With so many questions remaining from the latest tragedy of EgyptAir flight MS804, many are asking what can be done to increase communication during an aviation emergency. A teenager is actually working on that right now and says he may have the answer.

That's right -- the young man we're talking about hasn't even graduated from high school yet, but he does have a pilot's license and says the time is now to improve outdated cockpit technology.

When Malaysia Airlines flight 370 disappeared in 2014, then 15-year-old Jeremiah Pate found himself asking the obvious.

"I thought in my head, how can we track a rover on Mars within a centimeter, yet we can lose an airplane in our own backyard?"

Now at 17, even though he can't vote yet, Pate is attempting to change the way we look at aviation safety recording devices.

"I'm a pilot, so I know the importance of having information, GPS coordinates and what not, so that's when I started thinking about this.

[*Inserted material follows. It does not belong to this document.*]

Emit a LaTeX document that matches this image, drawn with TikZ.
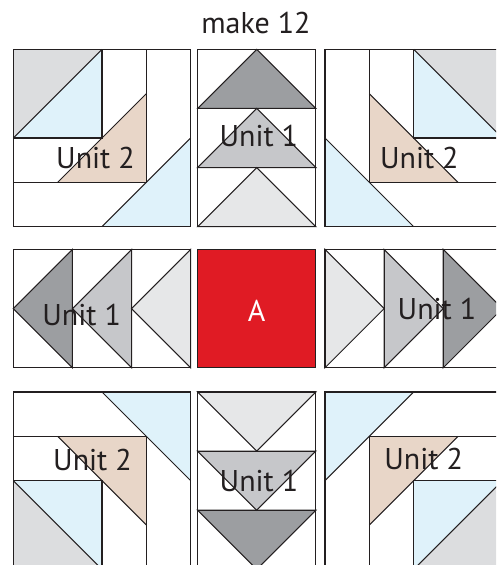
\documentclass[tikz,border=0pt]{standalone}
\usepackage{fontspec}
\setmainfont{PT Sans}

\definecolor{ink}{HTML}{231F20}
\definecolor{hstgray}{HTML}{DCDDDF}
\definecolor{skyblue}{HTML}{DFF2FA}
\definecolor{tan}{HTML}{E8D6C8}
\definecolor{geesedark}{HTML}{9C9EA1}
\definecolor{geesemid}{HTML}{C6C7CA}
\definecolor{geeselight}{HTML}{E6E7E8}
\definecolor{centrered}{HTML}{E01B24}

% Unit 2: 4x4 grid in centred coordinates (-2..2), y pointing down
\newcommand{\quiltunittwo}{%
  \fill[hstgray] (-2,-2) -- (0,-2) -- (-2,0) -- cycle;
  \fill[skyblue] (0,-2) -- (0,0) -- (-2,0) -- cycle;
  \fill[tan] (1,-1) -- (1,1) -- (-1,1) -- cycle;
  \fill[skyblue] (2,0) -- (2,2) -- (0,2) -- cycle;
  \draw[seam] (-2,0) -- (0,0) -- (0,-2);
  \draw[seam] (-2,1) -- (1,1) -- (1,-2);
  \draw[seam] (-2,0) -- (0,-2);
  \draw[seam] (-1,1) -- (1,-1);
  \draw[seam] (0,2) -- (2,0);
  \draw[seam] (-2,-2) rectangle (2,2);
}

% Unit 1: three flying-geese rows (2 wide, 3 tall), geese pointing up
\newcommand{\quiltunitone}{%
  \foreach \r/\c in {0/geesedark,1/geesemid,2/geeselight}{
    \filldraw[seam, fill=\c] (-1,-0.5+\r) -- (1,-0.5+\r) -- (0,-1.5+\r) -- cycle;
    \draw[seam] (-1,-1.5+\r) rectangle (1,-0.5+\r);
  }
}

\tikzset{
  seam/.style={draw=ink, line width=1.05pt, line join=miter},
  label/.style={text=ink, font=\fontsize{30}{30}\selectfont, inner sep=0pt, anchor=base},
  unittwo/.style={x=44.35pt, y=-44.35pt},
  unitone/.style={x=59.13pt, y=-59.13pt}
}

\begin{document}
\begin{tikzpicture}[x=1pt, y=-1pt]
\useasboundingbox (0,0) rectangle (496,565);
\clip (0,0) rectangle (496,565);

% Unit 2 corner blocks
\begin{scope}[shift={(102,138)}, unittwo]
  \quiltunittwo
\end{scope}
\begin{scope}[shift={(413.7,138)}, unittwo, xscale=-1]
  \quiltunittwo
\end{scope}
\begin{scope}[shift={(102,480.7)}, unittwo, yscale=-1]
  \quiltunittwo
\end{scope}
\begin{scope}[shift={(413.7,480.7)}, unittwo, xscale=-1, yscale=-1]
  \quiltunittwo
\end{scope}

% Unit 1 side blocks
\begin{scope}[shift={(256.7,138)}, unitone]
  \quiltunitone
\end{scope}
\begin{scope}[shift={(102,308.6)}, unitone, rotate=90]
  \quiltunitone
\end{scope}
\begin{scope}[shift={(413.7,308.6)}, unitone, rotate=-90]
  \quiltunitone
\end{scope}
\begin{scope}[shift={(256.7,480.7)}, unitone, rotate=180]
  \quiltunitone
\end{scope}

% centre square
\filldraw[seam, fill=centrered] (197.55,249.45) rectangle (315.85,367.75);

% labels
\node[label] (title) at (255.9,33.3) {make 12};
\node[label] (tl) at (95.5,168.3) {Unit 2};
\node[label] (tm) at (258.8,146.7) {Unit 1};
\node[label] (tr) at (419.3,168.3) {Unit 2};
\node[label] (ml) at (81.7,325.3) {Unit 1};
\node[label] (mc) at (256.7,321) {\textcolor{white}{A}};
\node[label] (mr) at (437,319.5) {Unit 1};
\node[label] (bl) at (92.5,470.7) {Unit 2};
\node[label] (bm) at (259,491.7) {Unit 1};
\node[label] (br) at (423.7,469.3) {Unit 2};
\end{tikzpicture}
\end{document}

I thought, well if Malaysia 370 went down, what do we have in place now and how can we prevent this from happening again?"

Pate says his device compresses the data on board and when something goes wrong, it transmits it all in one packet to ground control, which also compresses the cost.

"Streaming not just video, but any mechanical input continuously.. that's a huge cost, out of satellite or what not, so it stores all this information on board and then when something goes wrong, it sends that data down," explained Pate.

The high school junior says he has his sights set on the aviation industry -- one he says could use some improvements.

"If you think about it, we still fly on airplanes that were designed back in the 1950s, so aerospace is an industry that has parts to it that extremely far ahead in technology and extremely far behind in technology and it happens so that black boxes and tech like that is extremely far behind."

Pate hopes to start implementing the devices on private planes first, then go commercial.